# LangChain PDF Data Ingestion Demo

This notebook demonstrates how to ingest PDF documents using LangChain's document loaders.

In [None]:
# If running in a fresh environment, install required packages
# !pip install langchain pypdf python-dotenv

In [None]:
from dotenv import load_dotenv
load_dotenv()

from langchain.document_loaders import PyPDFLoader
from langchain.text_splitter import CharacterTextSplitter

In [None]:
# Load a sample PDF file (replace with your own PDF path if needed)
pdf_path = "./temp/sample.pdf"

# If you don't have a sample PDF, you can create one using reportlab or manually place a PDF in the project directory.
# For demonstration, this cell assumes sample.pdf exists in temp folder.

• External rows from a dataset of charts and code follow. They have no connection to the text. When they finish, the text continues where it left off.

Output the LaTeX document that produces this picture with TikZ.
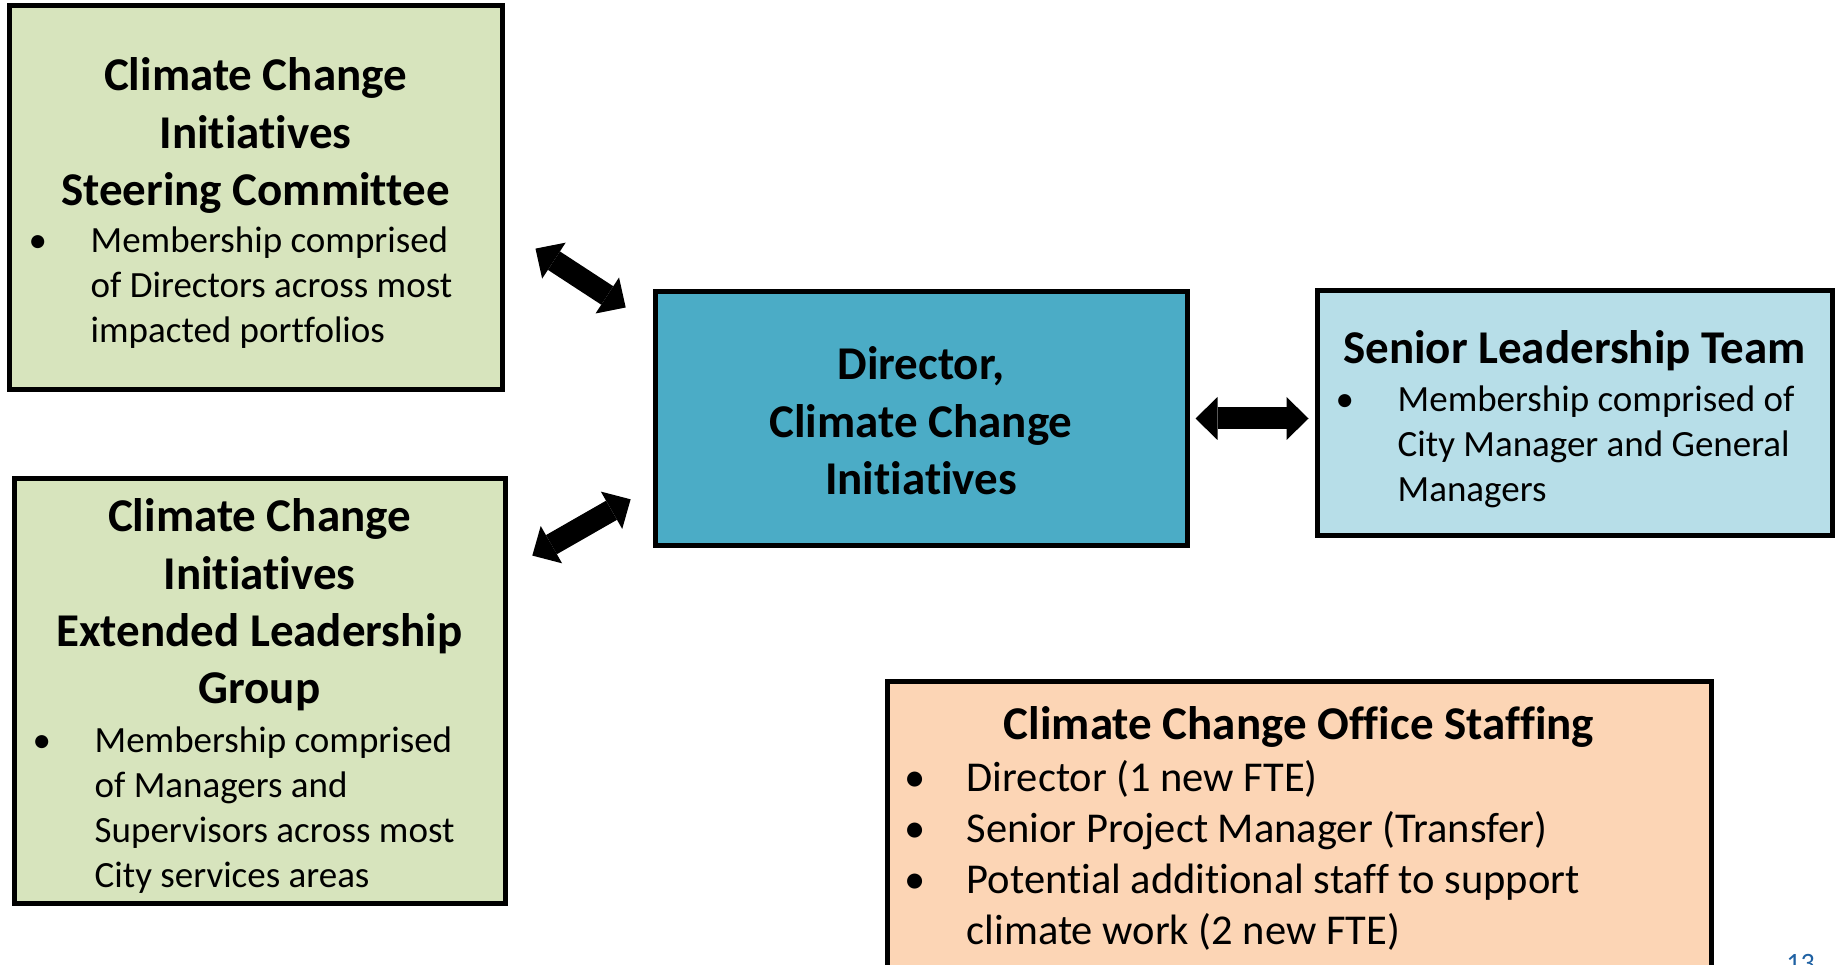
\documentclass[tikz,border=0pt]{standalone}
\usepackage{fontspec}
\setmainfont{Carlito}[Ligatures=NoCommon]
\usetikzlibrary{positioning,calc,arrows.meta}

\definecolor{sagegreen}{RGB}{215,228,189}
\definecolor{tealblue}{RGB}{75,172,198}
\definecolor{paleblue}{RGB}{183,222,232}
\definecolor{peach}{RGB}{252,213,181}
\definecolor{pageblue}{RGB}{31,97,163}

\newcommand{\ttlsize}{\fontsize{47}{57.4}\selectfont\bfseries}
\newcommand{\bodysize}{\fontsize{37}{45}\selectfont}
\newcommand{\staffsize}{\fontsize{42.5}{51}\selectfont}
\newcommand{\itembul}{\makebox[62pt][l]{\textbullet}}
\newcommand{\itemind}{\hspace*{62pt}}

\begin{document}
\begin{tikzpicture}[x=1pt, y=-1pt,
    box/.style={draw=black, line width=5pt, inner sep=0pt},
    ttl/.style={font=\ttlsize, align=center, inner sep=0pt},
    lst/.style={font=\bodysize, align=left, inner sep=0pt},
    dblarr/.style={line width=22pt,
      {Triangle[width=43pt,length=22pt,line width=0pt]}-{Triangle[width=43pt,length=22pt,line width=0pt]}}]
  \useasboundingbox (0,0) rectangle (1837,965);

  % Boxes
  \node[box, fill=sagegreen, minimum width=493pt, minimum height=384pt] (steer) at (255.5,198) {};
  \node[box, fill=sagegreen, minimum width=491pt, minimum height=425pt] (ext) at (259.5,690.5) {};
  \node[box, fill=tealblue, minimum width=532pt, minimum height=253pt] (dir) at (921,418.5) {};
  \node[box, fill=paleblue, minimum width=515pt, minimum height=244pt] (slt) at (1574.5,413) {};
  \node[box, fill=peach, minimum width=824pt, minimum height=304pt] (staff) at (1299,833) {};

  % Titles
  \node[ttl, below=54pt of steer.north] (steer-ttl) {Climate Change\\Initiatives\\Steering Committee};
  \node[ttl, below=23pt of ext.north] (ext-ttl) {Climate Change\\Initiatives\\Extended Leadership\\Group};
  \node[ttl, below=57pt of dir.north] (dir-ttl) {Director,\\Climate Change\\Initiatives};
  \node[ttl, below=42pt of slt.north] (slt-ttl) {Senior Leadership Team};
  \node[ttl, below=28pt of staff.north] (staff-ttl) {Climate Change Office Staffing};

  % Bullet lists
  \node[lst, below right=223pt and 22pt of steer.north west] (steer-lst)
    {\itembul Membership comprised\\\itemind of Directors across most\\\itemind impacted portfolios};
  \node[lst, below right=251pt and 21pt of ext.north west] (ext-lst)
    {\itembul Membership comprised\\\itemind of Managers and\\\itemind Supervisors across most\\\itemind City services areas};
  \node[lst, below right=97pt and 21pt of slt.north west] (slt-lst)
    {\itembul Membership comprised of\\\itemind City Manager and General\\\itemind Managers};
  \node[lst, font=\staffsize, below right=82pt and 20pt of staff.north west] (staff-lst)
    {\itembul Director (1 new FTE)\\\itembul Senior Project Manager (Transfer)\\\itembul Potential additional staff to support\\\itemind climate work (2 new FTE)};

  % Arrows
  \draw[dblarr, shorten <=37pt, shorten >=32pt] ($(steer.east)+(0,30.4)$) -- ($(dir.west)+(0,-93.5)$);
  \draw[dblarr, shorten <=28.6pt, shorten >=25.2pt] ($(ext.east)+(0,-120.7)$) -- ($(dir.west)+(0,68.3)$);
  \draw[dblarr, shorten <=6pt, shorten >=6pt] (dir.east) -- (dir.east -| slt.west);

  % Page number
  \node[font=\fontsize{28}{34}\selectfont, text=pageblue, anchor=base east, inner sep=0pt] (pgno) at (1815,972) {13};
\end{tikzpicture}
\end{document}
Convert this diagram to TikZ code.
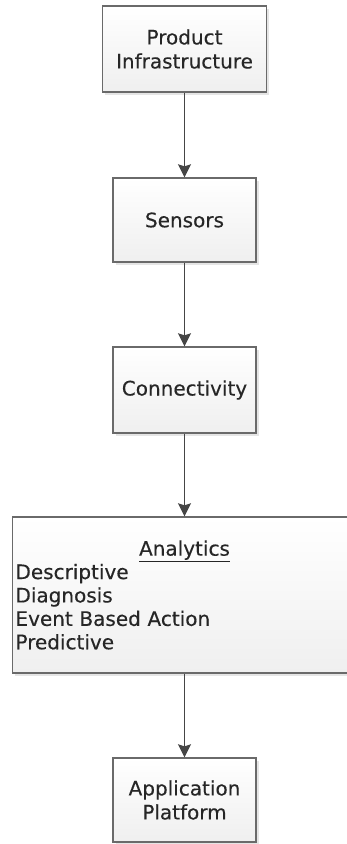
\documentclass[tikz,border=0pt]{standalone}
\usepackage{fontspec}
\setmainfont[UprightFeatures={FakeBold=0.3}]{DejaVu Sans}
\usetikzlibrary{arrows.meta,shadows}
\definecolor{boxline}{HTML}{6A6A6A}
\definecolor{boxtop}{HTML}{FFFFFF}
\definecolor{boxbottom}{HTML}{EFEFEF}
\definecolor{txt}{HTML}{262626}
\definecolor{arrowcol}{HTML}{454545}
\tikzset{
  flowbox/.style={draw=boxline, line width=1.4pt, rectangle,
    top color=boxtop, bottom color=boxbottom,
    drop shadow={shadow xshift=2.5pt, shadow yshift=-2.5pt, fill=black, opacity=0.1},
    text=txt, align=center, inner sep=3pt,
    font=\fontsize{20}{24}\selectfont},
  flowarrow/.style={draw=arrowcol, line width=1.3pt,
    -{Stealth[inset=2pt, width=13pt, length=13pt]}}
}
\begin{document}
\begin{tikzpicture}[x=1pt, y=-1pt]
  \useasboundingbox (0,0) rectangle (347,844);
  \clip (0,0) rectangle (347,844);
  \node[flowbox, minimum width=164pt, minimum height=86pt] (infra) at (184.5,49) {Product\\Infrastructure};
  \node[flowbox, minimum width=143pt, minimum height=84pt] (sensors) at (184.5,220) {Sensors};
  \node[flowbox, minimum width=143pt, minimum height=86pt] (conn) at (184.5,390) {Connectivity};
  \node[flowbox, minimum width=344pt, minimum height=156pt, text width=338pt, align=left,
        font=\fontsize{20}{23.4}\selectfont] (analytics) at (184.5,595)
    {\makebox[338pt]{\underline{Analytics}}\\Descriptive\\Diagnosis\\Event Based Action\\Predictive};
  \node[flowbox, minimum width=143pt, minimum height=84pt] (app) at (184.5,800) {Application\\Platform};
  \draw[flowarrow] (infra.south) -- (sensors.north);
  \draw[flowarrow] (sensors.south) -- (conn.north);
  \draw[flowarrow] (conn.south) -- (analytics.north);
  \draw[flowarrow] (analytics.south) -- (app.north);
\end{tikzpicture}
\end{document}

loader = PyPDFLoader(pdf_path)
documents = loader.load()

print(f"Loaded {len(documents)} pages from PDF.")

In [None]:
# Extract and print text from each page
for i, doc in enumerate(documents):
    print(f"--- Page {i+1} ---")
    print(doc.page_content[:500])  # Print first 500 characters for brevity
    print()

In [None]:
# Chunk PDF text for processing
text_splitter = CharacterTextSplitter(chunk_size=1000, chunk_overlap=100)
chunks = []
for doc in documents:
    chunks.extend(text_splitter.split_text(doc.page_content))

print(f"Total chunks created: {len(chunks)}")
print("First chunk:")
print(chunks[0] if chunks else "No chunks found.")

## Next Steps

You can now use these PDF text chunks for embedding, querying, or other downstream tasks with LangChain tools.